Work to be completed: Within the entries below, please return exactly the lines from the one with "Convert this chart to Bokeh code." through the one with "otus=otus, color=colors, label=labels))", leaving out any pictures.

Raw records:
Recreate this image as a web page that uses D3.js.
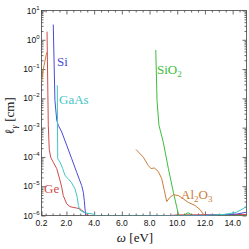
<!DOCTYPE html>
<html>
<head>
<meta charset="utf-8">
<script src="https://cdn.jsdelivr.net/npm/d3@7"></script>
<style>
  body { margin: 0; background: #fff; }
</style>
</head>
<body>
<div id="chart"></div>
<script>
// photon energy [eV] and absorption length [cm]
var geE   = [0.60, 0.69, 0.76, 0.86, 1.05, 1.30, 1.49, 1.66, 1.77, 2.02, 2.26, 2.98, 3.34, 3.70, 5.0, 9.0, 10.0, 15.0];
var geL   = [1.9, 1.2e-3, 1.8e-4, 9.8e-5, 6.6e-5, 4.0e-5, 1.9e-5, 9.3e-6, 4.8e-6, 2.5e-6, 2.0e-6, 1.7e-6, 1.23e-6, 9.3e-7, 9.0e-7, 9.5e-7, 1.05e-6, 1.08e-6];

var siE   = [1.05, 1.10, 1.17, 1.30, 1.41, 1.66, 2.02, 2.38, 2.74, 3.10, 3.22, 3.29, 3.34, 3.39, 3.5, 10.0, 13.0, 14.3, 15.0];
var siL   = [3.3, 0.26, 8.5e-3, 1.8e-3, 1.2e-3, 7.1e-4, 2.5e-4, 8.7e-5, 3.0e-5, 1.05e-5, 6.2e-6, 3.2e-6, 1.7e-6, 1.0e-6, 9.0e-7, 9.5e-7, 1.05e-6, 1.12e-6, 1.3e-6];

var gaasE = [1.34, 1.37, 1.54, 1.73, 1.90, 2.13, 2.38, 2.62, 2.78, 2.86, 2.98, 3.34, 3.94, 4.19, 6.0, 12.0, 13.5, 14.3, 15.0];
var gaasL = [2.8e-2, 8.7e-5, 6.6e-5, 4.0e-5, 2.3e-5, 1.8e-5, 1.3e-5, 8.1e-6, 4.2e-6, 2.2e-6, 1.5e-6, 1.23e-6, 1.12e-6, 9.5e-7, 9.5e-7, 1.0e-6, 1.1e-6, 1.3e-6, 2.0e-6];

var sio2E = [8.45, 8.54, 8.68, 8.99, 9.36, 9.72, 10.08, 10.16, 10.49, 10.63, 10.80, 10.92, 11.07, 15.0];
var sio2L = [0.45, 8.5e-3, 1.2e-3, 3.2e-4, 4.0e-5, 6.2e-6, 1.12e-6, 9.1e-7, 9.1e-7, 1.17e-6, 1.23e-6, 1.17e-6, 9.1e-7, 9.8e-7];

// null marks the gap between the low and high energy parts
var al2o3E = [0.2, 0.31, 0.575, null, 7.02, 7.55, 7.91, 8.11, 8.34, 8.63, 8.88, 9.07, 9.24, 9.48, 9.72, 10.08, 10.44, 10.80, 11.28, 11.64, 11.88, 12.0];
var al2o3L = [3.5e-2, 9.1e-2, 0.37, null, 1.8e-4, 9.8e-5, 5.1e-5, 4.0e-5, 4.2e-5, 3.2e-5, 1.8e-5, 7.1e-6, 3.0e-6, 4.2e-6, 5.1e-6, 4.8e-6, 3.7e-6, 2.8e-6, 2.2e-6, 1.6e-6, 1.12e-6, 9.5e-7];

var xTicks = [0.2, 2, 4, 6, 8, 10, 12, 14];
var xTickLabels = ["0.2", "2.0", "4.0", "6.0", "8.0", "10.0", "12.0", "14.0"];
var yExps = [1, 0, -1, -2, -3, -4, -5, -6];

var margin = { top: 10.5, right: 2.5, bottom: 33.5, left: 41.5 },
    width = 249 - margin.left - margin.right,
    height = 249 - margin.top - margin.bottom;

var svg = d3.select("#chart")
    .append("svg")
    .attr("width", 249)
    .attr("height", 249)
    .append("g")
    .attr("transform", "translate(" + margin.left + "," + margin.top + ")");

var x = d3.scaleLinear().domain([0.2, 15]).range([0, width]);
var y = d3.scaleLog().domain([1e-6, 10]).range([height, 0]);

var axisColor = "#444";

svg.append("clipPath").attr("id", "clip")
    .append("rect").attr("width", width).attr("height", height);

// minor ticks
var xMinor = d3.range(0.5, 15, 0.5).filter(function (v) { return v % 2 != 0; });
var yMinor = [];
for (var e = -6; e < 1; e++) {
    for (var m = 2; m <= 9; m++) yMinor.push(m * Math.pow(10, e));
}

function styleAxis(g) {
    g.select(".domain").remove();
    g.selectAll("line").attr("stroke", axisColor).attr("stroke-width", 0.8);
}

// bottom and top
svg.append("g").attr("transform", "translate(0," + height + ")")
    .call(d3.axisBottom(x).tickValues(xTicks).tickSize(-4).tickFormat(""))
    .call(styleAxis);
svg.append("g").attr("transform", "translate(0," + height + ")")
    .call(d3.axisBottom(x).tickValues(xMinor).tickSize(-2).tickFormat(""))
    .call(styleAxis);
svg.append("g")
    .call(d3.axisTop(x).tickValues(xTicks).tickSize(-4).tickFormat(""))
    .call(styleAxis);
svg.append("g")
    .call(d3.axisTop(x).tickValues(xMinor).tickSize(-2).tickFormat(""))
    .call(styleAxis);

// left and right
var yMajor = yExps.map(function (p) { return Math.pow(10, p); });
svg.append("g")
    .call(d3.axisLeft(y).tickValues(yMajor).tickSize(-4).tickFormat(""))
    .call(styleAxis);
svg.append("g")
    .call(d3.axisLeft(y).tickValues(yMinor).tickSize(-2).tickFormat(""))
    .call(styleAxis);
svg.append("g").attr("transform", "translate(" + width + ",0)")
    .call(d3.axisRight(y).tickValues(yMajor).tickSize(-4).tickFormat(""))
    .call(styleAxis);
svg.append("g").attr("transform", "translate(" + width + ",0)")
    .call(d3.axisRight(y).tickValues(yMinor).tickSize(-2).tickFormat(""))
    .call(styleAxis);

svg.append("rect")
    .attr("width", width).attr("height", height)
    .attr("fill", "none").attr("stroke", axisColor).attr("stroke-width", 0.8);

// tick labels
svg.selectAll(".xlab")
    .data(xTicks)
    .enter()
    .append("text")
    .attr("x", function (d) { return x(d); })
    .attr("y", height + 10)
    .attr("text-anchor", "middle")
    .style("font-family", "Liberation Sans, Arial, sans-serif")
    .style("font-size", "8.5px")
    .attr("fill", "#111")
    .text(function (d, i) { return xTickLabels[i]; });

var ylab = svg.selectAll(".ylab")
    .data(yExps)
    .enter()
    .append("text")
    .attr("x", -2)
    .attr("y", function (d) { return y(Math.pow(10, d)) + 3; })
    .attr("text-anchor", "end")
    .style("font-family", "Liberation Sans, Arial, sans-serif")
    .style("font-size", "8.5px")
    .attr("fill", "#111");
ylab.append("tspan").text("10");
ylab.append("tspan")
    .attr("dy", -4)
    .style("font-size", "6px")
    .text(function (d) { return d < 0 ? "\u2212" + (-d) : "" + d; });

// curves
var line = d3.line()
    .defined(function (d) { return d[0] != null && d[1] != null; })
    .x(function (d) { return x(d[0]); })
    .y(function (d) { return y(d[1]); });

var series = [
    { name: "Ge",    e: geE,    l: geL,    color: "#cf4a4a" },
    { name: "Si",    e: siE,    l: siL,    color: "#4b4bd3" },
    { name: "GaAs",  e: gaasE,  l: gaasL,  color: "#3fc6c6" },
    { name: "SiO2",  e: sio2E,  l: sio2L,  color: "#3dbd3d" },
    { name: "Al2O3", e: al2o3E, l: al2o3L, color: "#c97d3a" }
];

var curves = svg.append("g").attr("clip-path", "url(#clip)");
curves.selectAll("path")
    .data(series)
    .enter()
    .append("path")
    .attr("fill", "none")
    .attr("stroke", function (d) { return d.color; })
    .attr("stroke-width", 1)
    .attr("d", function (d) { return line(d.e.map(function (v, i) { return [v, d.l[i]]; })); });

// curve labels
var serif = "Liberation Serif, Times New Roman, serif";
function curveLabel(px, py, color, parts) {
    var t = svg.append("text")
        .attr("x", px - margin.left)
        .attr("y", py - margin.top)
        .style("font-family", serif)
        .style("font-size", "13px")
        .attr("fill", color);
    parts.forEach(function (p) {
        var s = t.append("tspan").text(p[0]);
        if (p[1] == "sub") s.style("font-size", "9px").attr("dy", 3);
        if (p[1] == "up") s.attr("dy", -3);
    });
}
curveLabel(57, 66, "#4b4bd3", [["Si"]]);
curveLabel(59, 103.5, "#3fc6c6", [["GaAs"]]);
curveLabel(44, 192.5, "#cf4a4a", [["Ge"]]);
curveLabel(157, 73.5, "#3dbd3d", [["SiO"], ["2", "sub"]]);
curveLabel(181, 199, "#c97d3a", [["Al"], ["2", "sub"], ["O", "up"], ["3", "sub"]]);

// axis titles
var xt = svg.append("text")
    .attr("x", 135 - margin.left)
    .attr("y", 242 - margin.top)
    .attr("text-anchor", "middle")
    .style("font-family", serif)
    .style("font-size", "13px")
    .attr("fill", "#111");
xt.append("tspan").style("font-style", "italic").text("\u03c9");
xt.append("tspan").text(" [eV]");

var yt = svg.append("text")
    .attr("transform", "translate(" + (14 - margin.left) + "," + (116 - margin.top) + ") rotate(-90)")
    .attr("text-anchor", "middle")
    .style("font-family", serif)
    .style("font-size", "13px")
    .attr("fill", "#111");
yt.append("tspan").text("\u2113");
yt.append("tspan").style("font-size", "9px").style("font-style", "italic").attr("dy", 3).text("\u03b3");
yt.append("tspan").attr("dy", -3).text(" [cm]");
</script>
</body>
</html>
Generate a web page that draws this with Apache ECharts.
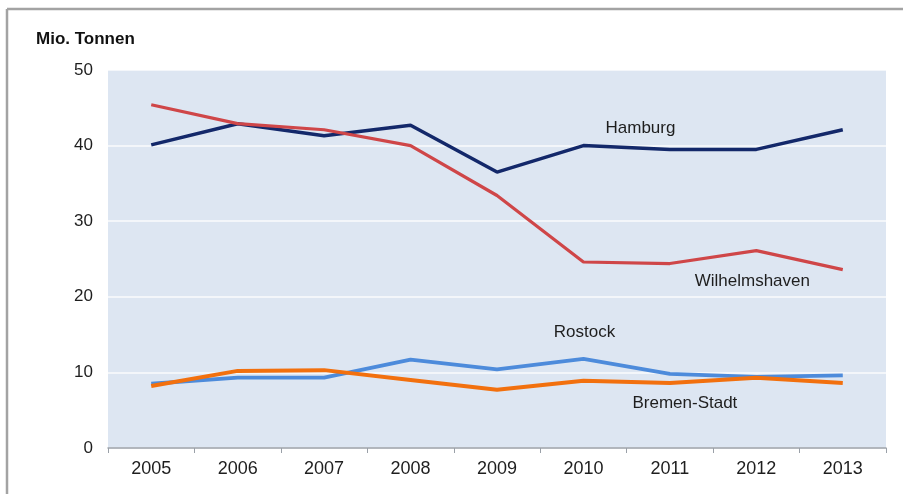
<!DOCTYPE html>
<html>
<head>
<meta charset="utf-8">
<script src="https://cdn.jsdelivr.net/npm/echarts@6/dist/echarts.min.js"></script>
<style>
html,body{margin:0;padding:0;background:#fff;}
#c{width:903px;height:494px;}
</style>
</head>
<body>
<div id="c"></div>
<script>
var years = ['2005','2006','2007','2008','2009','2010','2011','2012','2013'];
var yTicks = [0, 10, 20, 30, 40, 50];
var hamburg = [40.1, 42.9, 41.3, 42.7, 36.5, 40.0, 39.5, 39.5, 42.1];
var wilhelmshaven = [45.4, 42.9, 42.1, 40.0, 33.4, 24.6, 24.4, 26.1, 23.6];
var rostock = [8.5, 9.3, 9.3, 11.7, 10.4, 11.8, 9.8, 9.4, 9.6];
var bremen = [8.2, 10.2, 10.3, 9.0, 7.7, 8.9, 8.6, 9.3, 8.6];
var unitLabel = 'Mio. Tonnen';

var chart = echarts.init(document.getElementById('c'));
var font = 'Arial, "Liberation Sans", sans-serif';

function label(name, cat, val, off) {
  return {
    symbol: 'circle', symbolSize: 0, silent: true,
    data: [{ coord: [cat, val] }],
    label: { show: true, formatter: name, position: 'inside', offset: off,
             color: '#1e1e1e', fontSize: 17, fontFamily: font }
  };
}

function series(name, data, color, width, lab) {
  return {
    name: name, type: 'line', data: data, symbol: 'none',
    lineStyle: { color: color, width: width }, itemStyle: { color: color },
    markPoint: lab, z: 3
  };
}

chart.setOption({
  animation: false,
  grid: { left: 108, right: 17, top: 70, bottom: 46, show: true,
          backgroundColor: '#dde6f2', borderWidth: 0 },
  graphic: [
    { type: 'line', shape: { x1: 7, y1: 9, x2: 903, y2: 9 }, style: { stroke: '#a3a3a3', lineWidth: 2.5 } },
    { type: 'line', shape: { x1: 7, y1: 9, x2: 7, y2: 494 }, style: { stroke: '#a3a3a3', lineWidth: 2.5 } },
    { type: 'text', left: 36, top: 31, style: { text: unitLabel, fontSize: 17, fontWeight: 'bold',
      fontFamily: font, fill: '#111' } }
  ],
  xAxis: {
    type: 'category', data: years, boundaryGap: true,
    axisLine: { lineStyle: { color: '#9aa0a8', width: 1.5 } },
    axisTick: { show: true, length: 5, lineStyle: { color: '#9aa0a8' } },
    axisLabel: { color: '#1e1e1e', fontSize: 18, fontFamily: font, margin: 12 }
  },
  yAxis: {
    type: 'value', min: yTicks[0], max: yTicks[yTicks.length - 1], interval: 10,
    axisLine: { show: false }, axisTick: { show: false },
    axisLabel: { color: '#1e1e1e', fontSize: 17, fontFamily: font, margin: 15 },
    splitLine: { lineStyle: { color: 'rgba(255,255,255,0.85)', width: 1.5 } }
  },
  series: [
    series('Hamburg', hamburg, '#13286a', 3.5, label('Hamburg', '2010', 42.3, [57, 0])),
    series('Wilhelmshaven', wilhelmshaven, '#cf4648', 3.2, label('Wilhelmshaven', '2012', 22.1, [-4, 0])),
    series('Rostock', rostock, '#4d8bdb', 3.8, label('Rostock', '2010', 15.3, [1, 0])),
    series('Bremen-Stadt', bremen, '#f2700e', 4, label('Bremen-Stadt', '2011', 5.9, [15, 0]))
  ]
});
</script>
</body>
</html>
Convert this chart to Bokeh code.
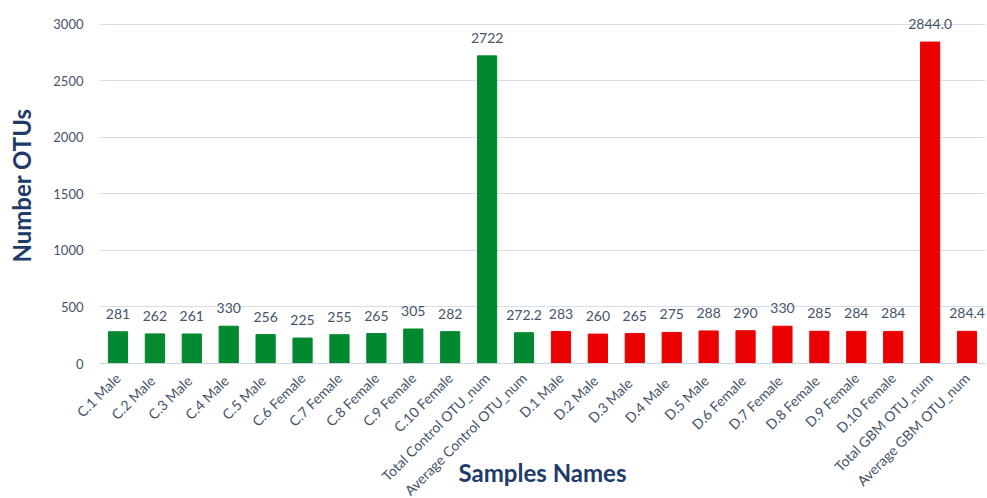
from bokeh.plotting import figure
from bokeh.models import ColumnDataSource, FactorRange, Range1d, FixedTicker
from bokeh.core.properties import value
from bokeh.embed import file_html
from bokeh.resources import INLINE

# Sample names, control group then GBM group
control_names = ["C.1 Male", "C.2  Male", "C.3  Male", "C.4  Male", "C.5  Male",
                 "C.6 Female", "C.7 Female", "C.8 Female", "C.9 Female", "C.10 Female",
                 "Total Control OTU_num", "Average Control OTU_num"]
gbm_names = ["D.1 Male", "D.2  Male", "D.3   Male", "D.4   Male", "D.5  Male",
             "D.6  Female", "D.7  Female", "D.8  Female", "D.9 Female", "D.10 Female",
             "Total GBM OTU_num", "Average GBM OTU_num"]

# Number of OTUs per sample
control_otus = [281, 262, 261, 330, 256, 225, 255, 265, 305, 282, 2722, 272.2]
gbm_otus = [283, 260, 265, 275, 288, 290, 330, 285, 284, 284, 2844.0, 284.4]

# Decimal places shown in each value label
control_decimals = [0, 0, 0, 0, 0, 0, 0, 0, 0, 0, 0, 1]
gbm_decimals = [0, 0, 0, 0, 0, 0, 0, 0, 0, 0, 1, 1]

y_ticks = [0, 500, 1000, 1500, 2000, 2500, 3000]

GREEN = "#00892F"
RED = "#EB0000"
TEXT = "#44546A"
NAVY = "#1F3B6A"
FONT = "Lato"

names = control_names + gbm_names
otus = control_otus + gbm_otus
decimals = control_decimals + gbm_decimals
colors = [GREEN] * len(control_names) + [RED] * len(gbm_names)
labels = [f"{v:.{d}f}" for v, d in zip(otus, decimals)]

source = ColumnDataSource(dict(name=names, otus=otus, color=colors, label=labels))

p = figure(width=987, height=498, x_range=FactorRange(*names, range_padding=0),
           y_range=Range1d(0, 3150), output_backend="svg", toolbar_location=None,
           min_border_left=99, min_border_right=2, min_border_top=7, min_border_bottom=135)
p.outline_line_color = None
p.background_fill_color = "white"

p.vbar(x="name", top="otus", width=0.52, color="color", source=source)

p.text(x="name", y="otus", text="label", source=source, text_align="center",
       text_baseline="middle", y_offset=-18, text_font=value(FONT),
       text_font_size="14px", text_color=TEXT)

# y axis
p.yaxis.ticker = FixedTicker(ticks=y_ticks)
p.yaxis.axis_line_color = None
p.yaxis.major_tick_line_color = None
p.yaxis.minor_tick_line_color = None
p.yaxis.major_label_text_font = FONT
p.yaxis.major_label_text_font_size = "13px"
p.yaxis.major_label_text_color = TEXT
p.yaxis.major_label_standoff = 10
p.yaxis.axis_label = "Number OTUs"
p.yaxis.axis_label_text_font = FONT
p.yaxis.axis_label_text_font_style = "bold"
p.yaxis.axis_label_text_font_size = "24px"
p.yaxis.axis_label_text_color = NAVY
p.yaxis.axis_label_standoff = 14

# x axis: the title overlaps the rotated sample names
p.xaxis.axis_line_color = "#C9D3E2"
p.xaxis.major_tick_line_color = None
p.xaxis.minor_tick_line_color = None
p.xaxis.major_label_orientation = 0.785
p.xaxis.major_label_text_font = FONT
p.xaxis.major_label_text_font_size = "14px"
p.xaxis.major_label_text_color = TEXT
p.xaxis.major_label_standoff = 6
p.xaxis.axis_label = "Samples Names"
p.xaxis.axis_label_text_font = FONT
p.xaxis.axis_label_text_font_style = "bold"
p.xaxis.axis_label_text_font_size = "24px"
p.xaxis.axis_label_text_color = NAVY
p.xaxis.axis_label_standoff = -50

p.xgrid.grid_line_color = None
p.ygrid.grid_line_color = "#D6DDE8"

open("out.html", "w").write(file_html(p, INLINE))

Solution for this exercise:
Convert this chart to Bokeh code.
from bokeh.plotting import figure
from bokeh.models import ColumnDataSource, FactorRange, Range1d, FixedTicker
from bokeh.core.properties import value
from bokeh.embed import file_html
from bokeh.resources import INLINE

# Sample names, control group then GBM group
control_names = ["C.1 Male", "C.2  Male", "C.3  Male", "C.4  Male", "C.5  Male",
                 "C.6 Female", "C.7 Female", "C.8 Female", "C.9 Female", "C.10 Female",
                 "Total Control OTU_num", "Average Control OTU_num"]
gbm_names = ["D.1 Male", "D.2  Male", "D.3   Male", "D.4   Male", "D.5  Male",
             "D.6  Female", "D.7  Female", "D.8  Female", "D.9 Female", "D.10 Female",
             "Total GBM OTU_num", "Average GBM OTU_num"]

# Number of OTUs per sample
control_otus = [281, 262, 261, 330, 256, 225, 255, 265, 305, 282, 2722, 272.2]
gbm_otus = [283, 260, 265, 275, 288, 290, 330, 285, 284, 284, 2844.0, 284.4]

# Decimal places shown in each value label
control_decimals = [0, 0, 0, 0, 0, 0, 0, 0, 0, 0, 0, 1]
gbm_decimals = [0, 0, 0, 0, 0, 0, 0, 0, 0, 0, 1, 1]

y_ticks = [0, 500, 1000, 1500, 2000, 2500, 3000]

GREEN = "#00892F"
RED = "#EB0000"
TEXT = "#44546A"
NAVY = "#1F3B6A"
FONT = "Lato"

names = control_names + gbm_names
otus = control_otus + gbm_otus
decimals = control_decimals + gbm_decimals
colors = [GREEN] * len(control_names) + [RED] * len(gbm_names)
labels = [f"{v:.{d}f}" for v, d in zip(otus, decimals)]

source = ColumnDataSource(dict(name=names, otus=otus, color=colors, label=labels))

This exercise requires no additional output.